▶ EXERCISE: Select every line below containing the word "matplotlib".

▶ EXTRACTED ENTRIES:
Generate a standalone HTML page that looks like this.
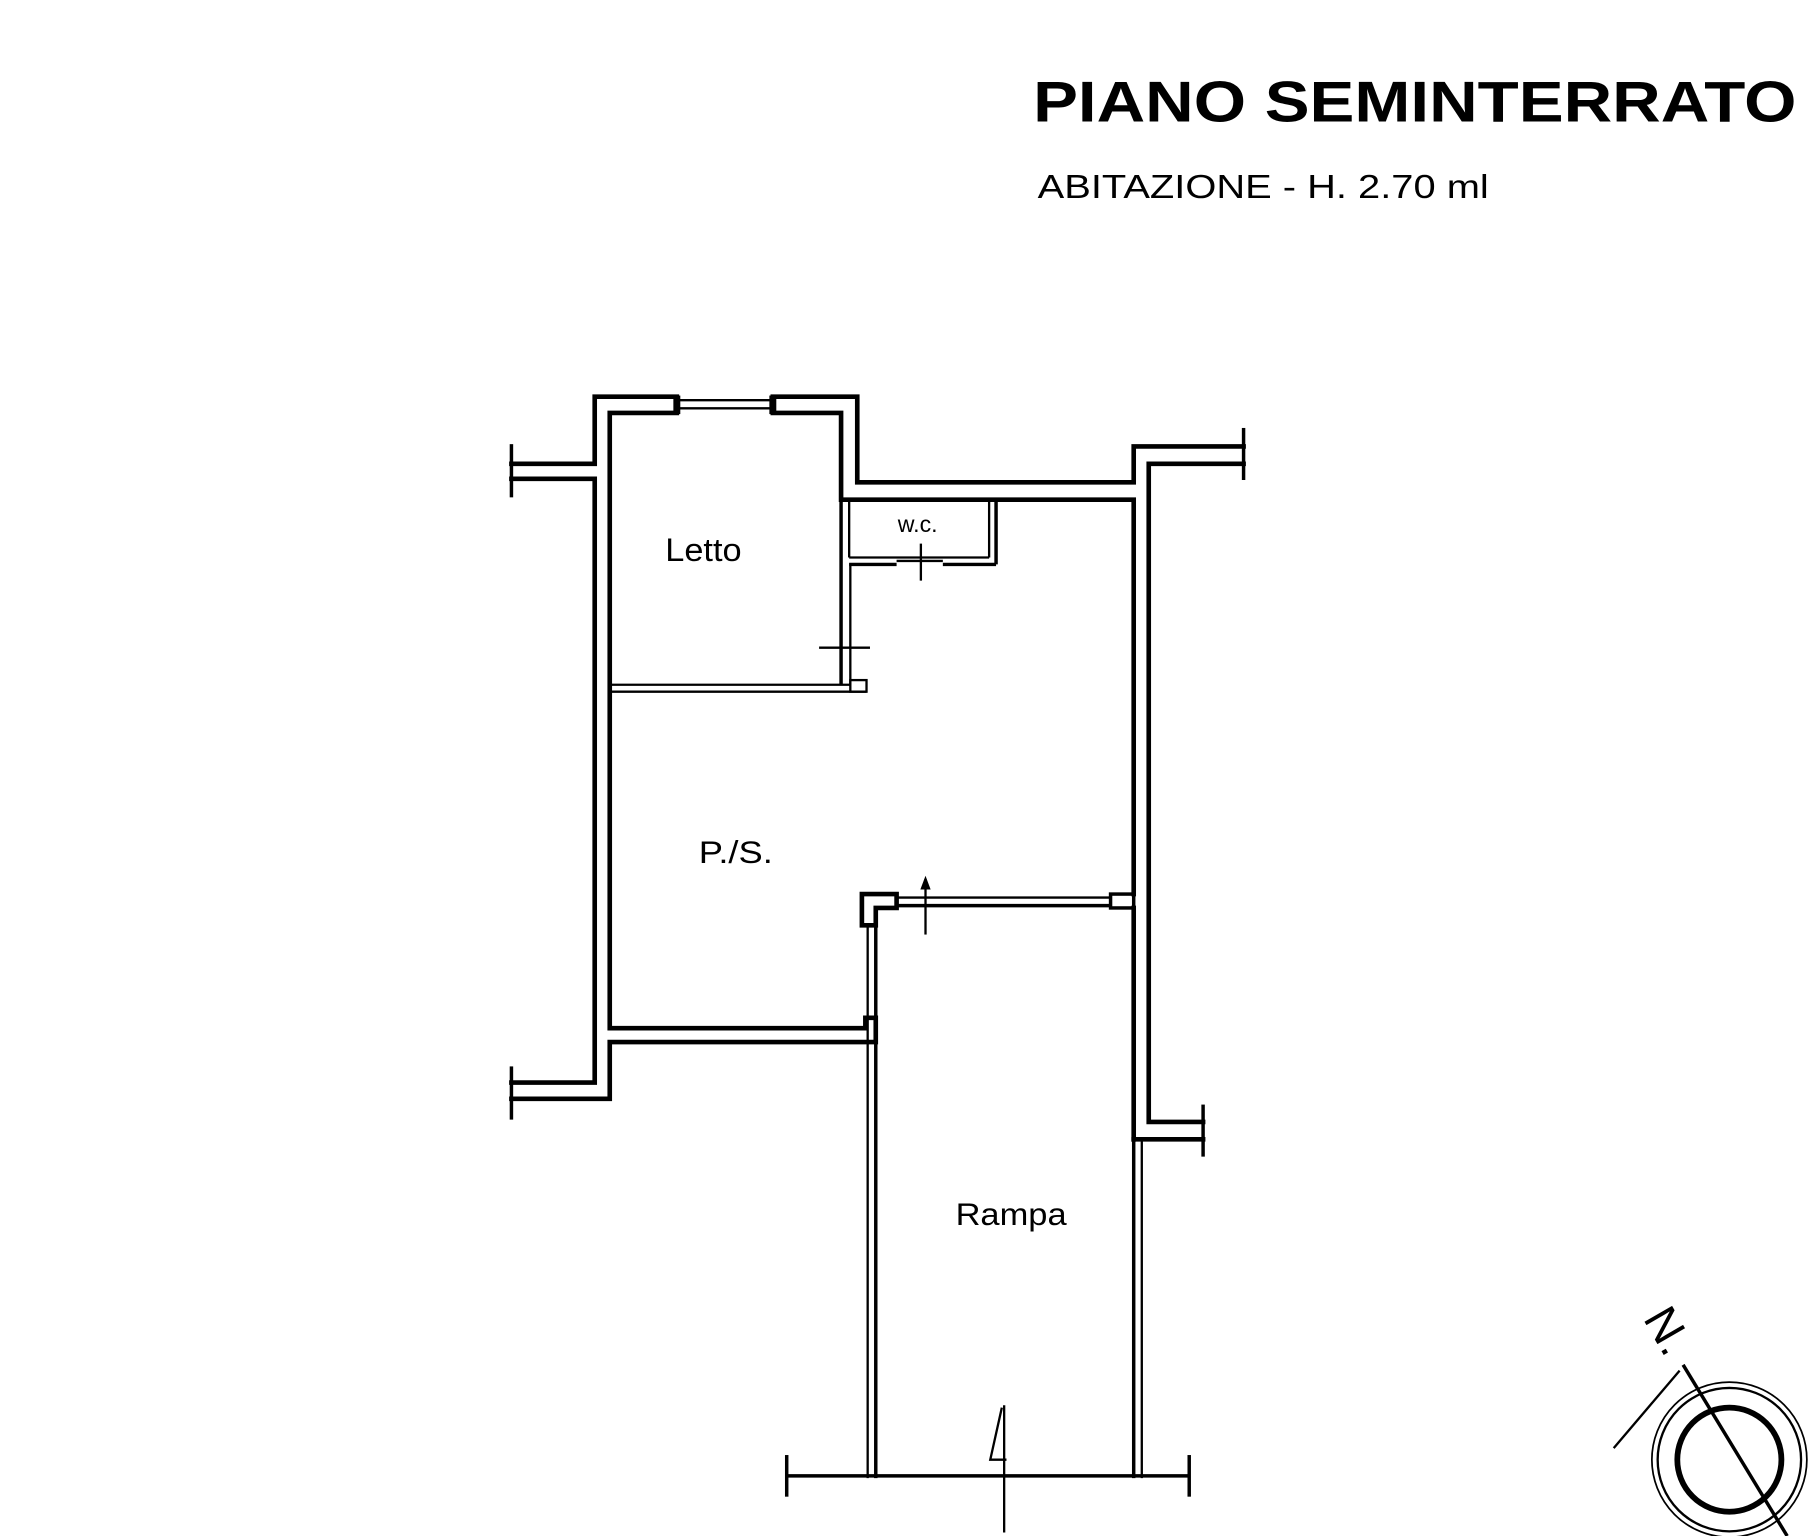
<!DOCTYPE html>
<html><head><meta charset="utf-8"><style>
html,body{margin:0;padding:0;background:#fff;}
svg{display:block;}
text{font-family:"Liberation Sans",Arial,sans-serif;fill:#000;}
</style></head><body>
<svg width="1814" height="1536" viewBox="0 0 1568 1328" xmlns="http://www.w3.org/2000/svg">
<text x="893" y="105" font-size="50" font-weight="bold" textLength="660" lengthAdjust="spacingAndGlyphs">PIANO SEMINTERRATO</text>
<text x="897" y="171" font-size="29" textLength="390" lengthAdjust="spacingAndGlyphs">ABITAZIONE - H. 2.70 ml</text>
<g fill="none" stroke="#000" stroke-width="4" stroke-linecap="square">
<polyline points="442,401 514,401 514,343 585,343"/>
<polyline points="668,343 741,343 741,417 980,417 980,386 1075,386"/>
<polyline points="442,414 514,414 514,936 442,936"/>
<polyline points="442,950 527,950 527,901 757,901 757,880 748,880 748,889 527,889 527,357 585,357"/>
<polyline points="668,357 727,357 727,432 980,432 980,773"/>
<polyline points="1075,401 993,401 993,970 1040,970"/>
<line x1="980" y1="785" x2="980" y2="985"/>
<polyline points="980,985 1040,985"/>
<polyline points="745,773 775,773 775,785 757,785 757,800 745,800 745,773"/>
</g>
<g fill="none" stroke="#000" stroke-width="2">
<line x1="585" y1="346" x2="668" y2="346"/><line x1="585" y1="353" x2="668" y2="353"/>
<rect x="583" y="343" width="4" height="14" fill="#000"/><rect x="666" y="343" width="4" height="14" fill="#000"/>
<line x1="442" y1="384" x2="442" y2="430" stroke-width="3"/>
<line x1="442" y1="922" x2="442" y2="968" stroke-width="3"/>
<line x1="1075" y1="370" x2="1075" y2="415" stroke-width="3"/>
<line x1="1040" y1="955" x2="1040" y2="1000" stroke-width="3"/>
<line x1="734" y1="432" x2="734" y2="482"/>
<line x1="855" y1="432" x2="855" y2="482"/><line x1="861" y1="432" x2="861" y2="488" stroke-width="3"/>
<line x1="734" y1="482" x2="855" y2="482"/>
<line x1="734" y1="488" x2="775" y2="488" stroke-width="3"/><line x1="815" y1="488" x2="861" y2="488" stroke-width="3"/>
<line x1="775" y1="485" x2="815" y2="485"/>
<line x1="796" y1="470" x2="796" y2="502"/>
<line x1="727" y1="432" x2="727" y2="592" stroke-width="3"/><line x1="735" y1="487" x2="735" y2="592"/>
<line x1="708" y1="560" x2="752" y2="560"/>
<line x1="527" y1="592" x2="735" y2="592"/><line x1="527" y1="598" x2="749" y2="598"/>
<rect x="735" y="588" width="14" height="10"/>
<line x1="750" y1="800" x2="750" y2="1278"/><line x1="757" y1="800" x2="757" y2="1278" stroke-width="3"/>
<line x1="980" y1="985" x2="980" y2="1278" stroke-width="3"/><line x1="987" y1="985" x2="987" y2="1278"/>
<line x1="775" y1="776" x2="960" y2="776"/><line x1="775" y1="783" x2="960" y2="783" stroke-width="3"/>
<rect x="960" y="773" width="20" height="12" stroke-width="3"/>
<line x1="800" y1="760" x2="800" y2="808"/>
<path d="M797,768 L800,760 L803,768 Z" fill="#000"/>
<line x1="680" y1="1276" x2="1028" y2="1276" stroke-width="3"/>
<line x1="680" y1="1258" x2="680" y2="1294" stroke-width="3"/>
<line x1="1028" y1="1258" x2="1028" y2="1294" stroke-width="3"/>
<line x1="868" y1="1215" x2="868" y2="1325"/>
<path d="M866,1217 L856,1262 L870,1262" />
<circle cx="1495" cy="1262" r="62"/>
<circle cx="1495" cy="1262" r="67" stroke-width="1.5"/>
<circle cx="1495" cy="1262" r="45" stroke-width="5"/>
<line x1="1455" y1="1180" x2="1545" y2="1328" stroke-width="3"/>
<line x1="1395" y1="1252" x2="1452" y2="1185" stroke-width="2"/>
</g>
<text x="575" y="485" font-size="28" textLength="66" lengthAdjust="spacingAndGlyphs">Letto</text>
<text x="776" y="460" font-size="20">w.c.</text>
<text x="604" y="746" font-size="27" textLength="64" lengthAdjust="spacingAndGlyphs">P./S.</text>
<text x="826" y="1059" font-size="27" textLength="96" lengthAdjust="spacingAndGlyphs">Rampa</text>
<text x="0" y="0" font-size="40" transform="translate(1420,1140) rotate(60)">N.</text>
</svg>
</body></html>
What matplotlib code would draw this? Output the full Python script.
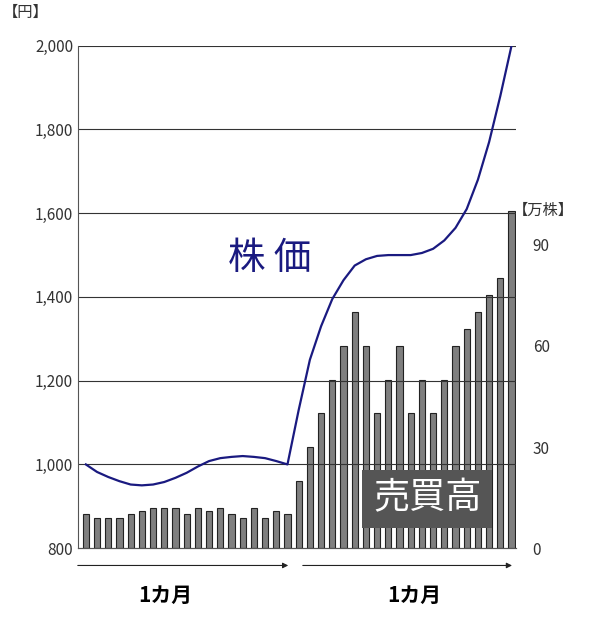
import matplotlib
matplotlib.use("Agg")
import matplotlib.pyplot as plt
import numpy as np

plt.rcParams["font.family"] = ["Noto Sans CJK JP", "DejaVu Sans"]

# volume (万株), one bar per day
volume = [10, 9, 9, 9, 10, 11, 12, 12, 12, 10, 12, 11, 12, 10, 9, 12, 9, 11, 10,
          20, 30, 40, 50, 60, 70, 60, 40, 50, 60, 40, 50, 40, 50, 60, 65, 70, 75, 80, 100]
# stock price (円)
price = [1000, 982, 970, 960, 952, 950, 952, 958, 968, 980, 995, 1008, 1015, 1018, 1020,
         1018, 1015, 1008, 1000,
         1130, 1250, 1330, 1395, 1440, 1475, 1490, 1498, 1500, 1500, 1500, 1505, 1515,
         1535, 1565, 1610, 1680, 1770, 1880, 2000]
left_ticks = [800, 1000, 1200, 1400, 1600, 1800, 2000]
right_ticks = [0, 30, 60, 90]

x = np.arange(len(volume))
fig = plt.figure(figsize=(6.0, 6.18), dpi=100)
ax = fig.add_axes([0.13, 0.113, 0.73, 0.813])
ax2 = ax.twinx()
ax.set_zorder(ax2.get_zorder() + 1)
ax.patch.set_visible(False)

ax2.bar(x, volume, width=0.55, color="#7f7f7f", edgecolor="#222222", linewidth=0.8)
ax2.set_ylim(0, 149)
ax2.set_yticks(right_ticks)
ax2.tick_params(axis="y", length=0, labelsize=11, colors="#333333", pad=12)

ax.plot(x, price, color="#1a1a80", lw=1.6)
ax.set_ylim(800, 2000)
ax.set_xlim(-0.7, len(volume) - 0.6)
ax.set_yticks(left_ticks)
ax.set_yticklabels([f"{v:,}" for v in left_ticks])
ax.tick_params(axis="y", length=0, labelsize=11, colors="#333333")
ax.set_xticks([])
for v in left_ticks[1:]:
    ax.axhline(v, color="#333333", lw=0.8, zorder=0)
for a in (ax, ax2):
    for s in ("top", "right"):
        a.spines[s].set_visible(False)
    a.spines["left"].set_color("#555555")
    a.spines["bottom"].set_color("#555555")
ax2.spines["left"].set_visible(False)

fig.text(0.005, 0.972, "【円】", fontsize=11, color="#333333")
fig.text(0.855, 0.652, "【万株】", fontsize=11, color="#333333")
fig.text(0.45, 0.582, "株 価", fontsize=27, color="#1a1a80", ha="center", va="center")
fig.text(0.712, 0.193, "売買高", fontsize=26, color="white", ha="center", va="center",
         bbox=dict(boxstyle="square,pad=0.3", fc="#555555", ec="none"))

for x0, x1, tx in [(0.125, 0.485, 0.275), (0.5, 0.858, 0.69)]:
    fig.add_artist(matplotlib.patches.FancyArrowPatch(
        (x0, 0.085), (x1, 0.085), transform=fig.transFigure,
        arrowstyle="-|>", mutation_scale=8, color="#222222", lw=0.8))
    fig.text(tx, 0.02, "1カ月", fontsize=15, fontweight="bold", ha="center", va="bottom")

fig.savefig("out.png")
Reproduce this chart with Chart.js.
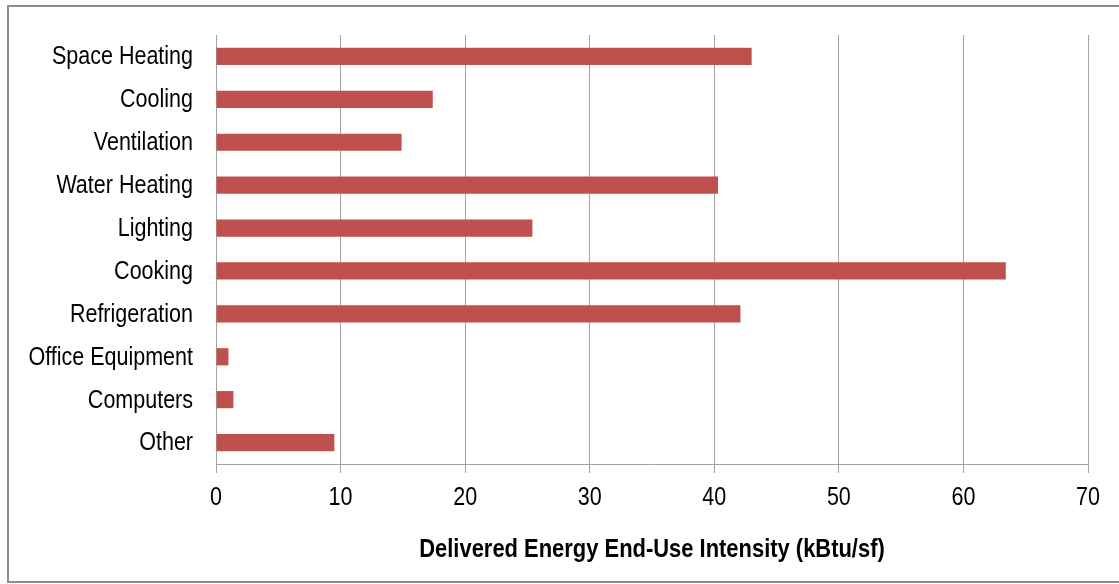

▶ OUTPUT BELOW:
What matplotlib code would draw this? Output the full Python script.
import matplotlib
matplotlib.use("Agg")
import matplotlib.pyplot as plt
    fig.add_artist(matplotlib.patches.FancyArrowPatch(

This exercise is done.